Rudolph uttered a howl of pain and anger. Two of his fingers were broken. "At him, men, and seize him," he cried. "He shall smart for this."
The men sprang forward, but Arnold was too quick for them. He turned and fled away over the field, for he had no weapon except his stick.
Arnold was one of the fastest runners in the country, and the soldiers were weighted with their heavy armour. They could not run fast, and they stumbled and fell in the newly-ploughed field. So Arnold got safely away to the shelter of the pine forest on the mountain beyond.
"Fools and idiots," yelled Rudolph, as the soldiers returned. "Why could you not catch him? Fools, unyoke the oxen and let us be going."
The men did as they were told, and the gentle, patient beasts, which had stood quietly all the time, now lowed piteously, as if they knew that they were leaving their kind master for ever.
That night it was known far and wide that Arnold of Melchthal had struck the Governor's servant and that he had fled away. And Henri sat alone by his fireside, sadly wondering what would happen, and if he would ever again see his dear son.
Rudolph went straight to the Governor and told him all that had happened. Landenberg was furiously angry, and he sent soldiers through all the country to search for Arnold. But no trace of him could be found, for Arnold was already far away, and was safely hidden by his friends.
"Bring the father here to me," said Landenberg at last. "He must know where his son is hiding."
So the soldiers went to the pretty farmhouse, where Henri now lived all by himself, and, seizing him, brought him before the Governor.
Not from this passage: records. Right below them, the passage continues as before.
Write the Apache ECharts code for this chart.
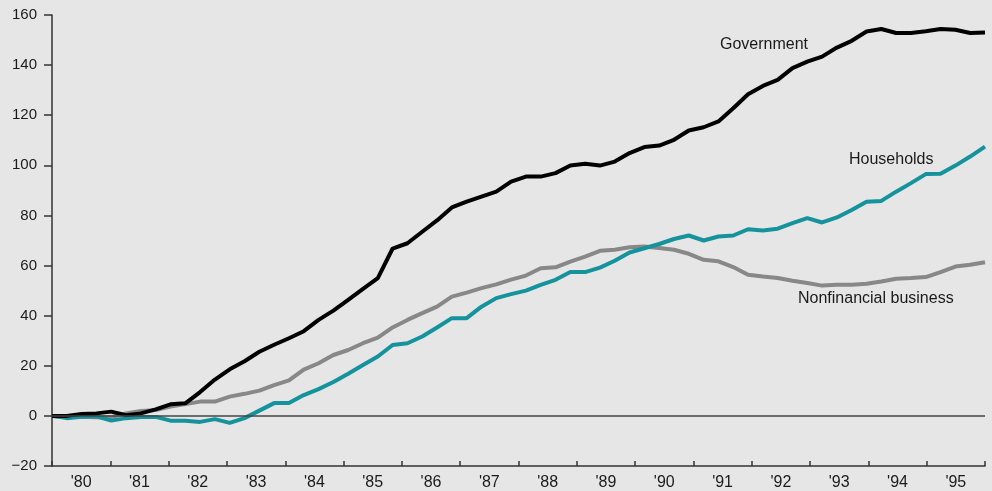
<!DOCTYPE html>
<html>
<head>
<meta charset="utf-8">
<script src="https://cdn.jsdelivr.net/npm/echarts@6/dist/echarts.min.js"></script>
<style>
  html, body { margin: 0; padding: 0; background: #e6e6e6; }
  #chart { width: 992px; height: 491px; }
</style>
</head>
<body>
<div id="chart"></div>
<script>
// quarterly, 1980Q1 - 1995Q4
const years = Array.from({ length: 16 }, (_, i) => 1980 + i)
const quarters = years.flatMap(y => ['Q1', 'Q2', 'Q3', 'Q4'].map(q => y + q))

const government = [
  0, 0, 0.8, 1.0, 1.7, 0.3, 1.0, 2.6, 4.6, 5.0, 9.5, 14.5, 18.6, 21.8, 25.6, 28.4,
  31.0, 33.8, 38.3, 42.0, 46.3, 50.7, 55.0, 66.8, 68.9, 73.5, 78.0, 83.2, 85.5, 87.5, 89.5, 93.5,
  95.5, 95.5, 96.9, 99.9, 100.6, 99.9, 101.5, 104.9, 107.3, 107.9, 110.2, 113.9, 115.2, 117.5, 122.8, 128.4,
  131.7, 134.1, 138.8, 141.4, 143.4, 147.0, 149.7, 153.4, 154.4, 152.8, 152.8, 153.5, 154.4, 154.1, 152.8, 153.0
]
const households = [
  0, -0.9, -0.3, -0.2, -1.9, -0.9, -0.4, -0.4, -1.9, -1.9, -2.4, -1.3, -2.8, -0.9, 2.1, 5.1,
  5.1, 8.3, 10.7, 13.5, 16.8, 20.3, 23.7, 28.3, 29.0, 31.7, 35.3, 39.0, 39.0, 43.6, 47.0, 48.6,
  50.0, 52.3, 54.3, 57.4, 57.4, 59.2, 61.9, 65.2, 66.9, 68.6, 70.6, 72.0, 70.0, 71.6, 72.0, 74.5,
  74.0, 74.7, 76.9, 78.9, 77.2, 79.2, 82.2, 85.5, 85.8, 89.5, 92.9, 96.5, 96.6, 99.9, 103.5, 107.5
]
const business = [
  0, -0.5, -0.3, -0.5, -0.5, 1.0, 2.0, 2.3, 3.7, 4.7, 5.7, 5.7, 7.7, 8.8, 10.1, 12.3,
  14.2, 18.5, 21.0, 24.3, 26.3, 29.0, 31.2, 35.3, 38.3, 41.0, 43.6, 47.6, 49.2, 51.0, 52.5, 54.4,
  56.0, 58.9, 59.3, 61.6, 63.6, 65.9, 66.3, 67.3, 67.6, 67.0, 66.3, 64.7, 62.3, 61.7, 59.4, 56.3,
  55.6, 55.0, 53.9, 53.0, 52.0, 52.3, 52.3, 52.7, 53.6, 54.7, 55.0, 55.4, 57.4, 59.6, 60.3, 61.3
]

const textColor = '#1a1a1a'
const axisColor = '#333'
const font = 'Liberation Sans, Arial, sans-serif'

const chart = echarts.init(document.getElementById('chart'))

const option = {
  backgroundColor: '#e6e6e6',
  animation: false,
  grid: { left: 52, right: 7, top: 15, bottom: 25 },
  xAxis: [
    {
      // data positions
      type: 'category',
      data: quarters,
      boundaryGap: false,
      show: false,
    },
    {
      // year boundary ticks
      type: 'value',
      min: 0,
      max: 64,
      interval: 4,
      position: 'bottom',
      axisLine: { show: true, lineStyle: { color: axisColor, width: 1.5 } },
      axisTick: { show: true, inside: true, length: 5, lineStyle: { color: axisColor, width: 1.5 } },
      axisLabel: { show: false },
      splitLine: { show: false },
    },
    {
      // year labels, centred in each year
      type: 'value',
      min: 0,
      max: 64,
      interval: 2,
      position: 'bottom',
      axisLine: { show: false },
      axisTick: { show: false },
      splitLine: { show: false },
      axisLabel: {
        color: textColor,
        fontFamily: font,
        fontSize: 16,
        margin: 9,
        showMinLabel: false,
        showMaxLabel: false,
        formatter: v => (v % 4 === 2 ? "'" + String(years[(v - 2) / 4]).slice(2) : ''),
      },
    },
  ],
  yAxis: {
    type: 'value',
    min: -20,
    max: 160,
    interval: 20,
    axisLine: { show: true, lineStyle: { color: axisColor, width: 1.5 } },
    axisTick: { show: true, length: 8, lineStyle: { color: axisColor, width: 1.5 } },
    splitLine: { show: false },
    axisLabel: {
      color: textColor,
      fontFamily: font,
      fontSize: 15,
      margin: 15,
      formatter: v => String(v).replace('-', '\u2212'),
    },
  },
  series: [
    {
      name: 'Nonfinancial business',
      type: 'line',
      xAxisIndex: 0,
      data: business,
      symbol: 'none',
      lineStyle: { color: '#888888', width: 4 },
      markLine: {
        silent: true,
        symbol: 'none',
        label: { show: false },
        lineStyle: { color: '#444', width: 1.5, type: 'solid' },
        data: [{ yAxis: 0 }],
      },
      z: 2,
    },
    {
      name: 'Households',
      type: 'line',
      xAxisIndex: 0,
      data: households,
      symbol: 'none',
      lineStyle: { color: '#14939c', width: 4 },
      z: 3,
    },
    {
      name: 'Government',
      type: 'line',
      xAxisIndex: 0,
      data: government,
      symbol: 'none',
      lineStyle: { color: '#000000', width: 4 },
      z: 4,
    },
  ],
  graphic: [
    { type: 'text', left: 720, top: 37, style: { text: 'Government', fill: textColor, font: '16px ' + font } },
    { type: 'text', left: 849, top: 152, style: { text: 'Households', fill: textColor, font: '16px ' + font } },
    { type: 'text', left: 798, top: 291, style: { text: 'Nonfinancial business', fill: textColor, font: '16px ' + font } },
  ],
}

chart.setOption(option)
</script>
</body>
</html>
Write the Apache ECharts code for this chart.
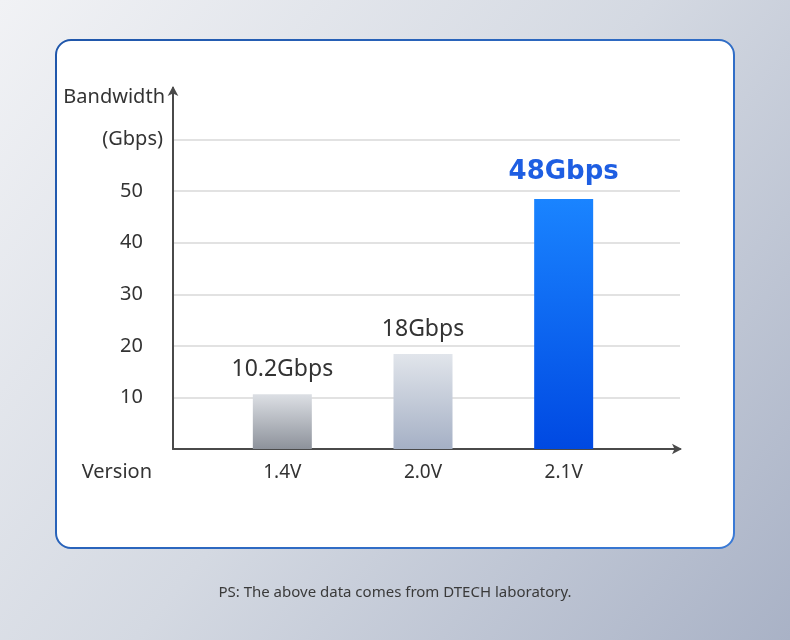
<!DOCTYPE html>
<html>
<head>
<meta charset="utf-8">
<script src="https://cdn.jsdelivr.net/npm/echarts@6/dist/echarts.min.js"></script>
<style>html,body{margin:0;padding:0;}#c{width:790px;height:640px;}</style>
</head>
<body>
<div id="c"></div>
<script>
// ---- data ----
const categories = ['1.4V', '2.0V', '2.1V'];
const bandwidthValues = [10.6, 18.4, 48.5];
const valueLabels = ['10.2Gbps', '18Gbps', '48Gbps'];
const yTicks = [0, 10, 20, 30, 40, 50, 60, 70];
const yUnitLabel = '(Gbps)';
const yAxisTitle = 'Bandwidth';
const xAxisTitle = 'Version';
const footnote = 'PS: The above data comes from DTECH laboratory.';

const G = echarts.graphic.LinearGradient;
const barFills = [
  new G(0, 0, 0, 1, [{offset: 0, color: '#dcdfe4'}, {offset: 1, color: '#8d929b'}]),
  new G(0, 0, 0, 1, [{offset: 0, color: '#e1e5eb'}, {offset: 1, color: '#a5b0c5'}]),
  new G(0, 0, 0, 1, [{offset: 0, color: '#1a84ff'}, {offset: 1, color: '#0049e2'}])
];
const labelStyles = [
  {color: '#333333', fontSize: 23, fontFamily: 'Noto Sans', distance: 13},
  {color: '#333333', fontSize: 23, fontFamily: 'Noto Sans', distance: 13},
  {color: '#1e5ee2', fontSize: 26, fontWeight: 'bold', fontFamily: 'DejaVu Sans', distance: 14}
];

const yMin = yTicks[0], yMax = yTicks[yTicks.length - 1];
const yStep = yTicks[1] - yTicks[0];

const chart = echarts.init(document.getElementById('c'), null, {renderer: 'canvas'});

const option = {
  animation: false,
  textStyle: {fontFamily: 'Noto Sans'},
  title: {
    text: footnote,
    left: 'center',
    top: 580,
    textStyle: {fontSize: 15, fontWeight: 'normal', color: '#3a3a3a', fontFamily: 'Noto Sans'}
  },
  graphic: {
    elements: [
      {
        type: 'rect', z: -100, silent: true,
        shape: {x: 0, y: 0, width: 790, height: 640},
        style: {fill: new G(0, 0, 1, 1, [
          {offset: 0, color: '#f1f2f5'},
          {offset: 0.5, color: '#d4d9e2'},
          {offset: 1, color: '#a9b2c6'}
        ])}
      },
      {
        type: 'rect', z: -99, silent: true,
        shape: {x: 56, y: 40, width: 678, height: 508, r: 15},
        style: {fill: '#ffffff', stroke: new G(0, 0, 1, 1, [
          {offset: 0, color: '#1f56aa'},
          {offset: 1, color: '#3a7ad6'}
        ]), lineWidth: 2}
      }
    ]
  },
  grid: [
    {left: 173, top: 88, width: 507, height: 361, containLabel: false},
    {left: 212, top: 88, width: 422, height: 361, containLabel: false}
  ],
  xAxis: [
    {
      gridIndex: 0, type: 'value', min: 0, max: 1,
      name: xAxisTitle, nameLocation: 'start', nameGap: 21,
      nameTextStyle: {fontSize: 20, color: '#333333', align: 'right', verticalAlign: 'top', padding: [13, 0, 0, 0]},
      axisLine: {show: true, symbol: ['none', 'arrow'], symbolSize: [8, 10], symbolOffset: [0, 2],
        lineStyle: {color: '#4a4a4a', width: 2}},
      axisTick: {show: false}, axisLabel: {show: false}, splitLine: {show: false}
    },
    {
      gridIndex: 1, type: 'category', data: categories,
      axisLine: {show: false}, axisTick: {show: false},
      axisLabel: {fontSize: 19, color: '#333333', margin: 14}
    }
  ],
  yAxis: [
    {
      gridIndex: 0, type: 'value', min: yMin, max: yMax, interval: yStep,
      name: yAxisTitle, nameLocation: 'end', nameGap: -9,
      nameTextStyle: {fontSize: 20, color: '#333333', align: 'right', verticalAlign: 'middle', padding: [0, 8, 0, 0]},
      axisLine: {show: true, symbol: ['none', 'arrow'], symbolSize: [8, 10], symbolOffset: [0, 2],
        lineStyle: {color: '#4a4a4a', width: 2}},
      axisTick: {show: false},
      axisLabel: {
        margin: 10,
        formatter: function (v) {
          if (v === yTicks[yTicks.length - 2]) return '{u|' + yUnitLabel + '}';
          if (v > yMin && v < yTicks[yTicks.length - 2]) return '{n|' + v + '}';
          return '';
        },
        rich: {
          u: {fontSize: 20, color: '#333333'},
          n: {fontSize: 20, color: '#333333', padding: [0, 20, 0, 0]}
        }
      },
      splitLine: {show: true, showMinLine: false, showMaxLine: false, lineStyle: {color: '#d9d9d9', width: 1.5}}
    },
    {
      gridIndex: 1, type: 'value', min: yMin, max: yMax, interval: yStep, show: false,
      splitLine: {show: false}
    }
  ],
  series: [{
    type: 'bar',
    xAxisIndex: 1, yAxisIndex: 1,
    barWidth: 59,
    data: bandwidthValues.map(function (v, i) {
      const ls = labelStyles[i];
      return {
        value: v,
        itemStyle: {color: barFills[i]},
        label: {
          show: true, position: 'top', distance: ls.distance,
          formatter: valueLabels[i],
          color: ls.color, fontSize: ls.fontSize, fontWeight: ls.fontWeight || 'normal',
          fontFamily: ls.fontFamily
        }
      };
    })
  }]
};
chart.setOption(option);
</script>
</body>
</html>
"What is your name?" asked Landenberg.
"I am called Henri of Melchthal."
"Ah! then tell me, where is your rebellious son?"
"I know not, my lord."
"Do not tell me that," said Landenberg fiercely. "I do not believe you. You must know. You are in league together. Tell me at once."
"I know not, my lord," said Henri again. "My son has not come near the house since the day on which he fled."
"Ah," said Landenberg again, "I do not believe you. But I will soon make you tell. Ho! headsman, without there."
The headsman entered.
"Take him away," said Landenberg, pointing at Henri, "and if he will not speak, put out his eyes."
"My lord, my lord, I know not, I know not!" cried Henri in agony. But the headsman led him away and put out his eyes.
"Now," said Landenberg to Rudolph, with a cruel laugh," he has paid with his two eyes for your two fingers."
"That makes me no richer," grumbled Rudolph.
"True," said Landenberg, "but there is much money in his house, and he has herds and flocks enough. You shall have a share of them, for you serve me well."
So Landenberg took Henri of Melchthal's house and lands and cattle, and all that he had. And the old man, who only a few days before had been rich and happy, was left to wander away alone, a poor, blind beggar.
But kind people had pity on Henri of Melchthal. They remembered how good and generous he had been when he was rich and happy, so, now that he was poor and in trouble, they took him to their homes and tried to comfort him and make him forget all that he had lost.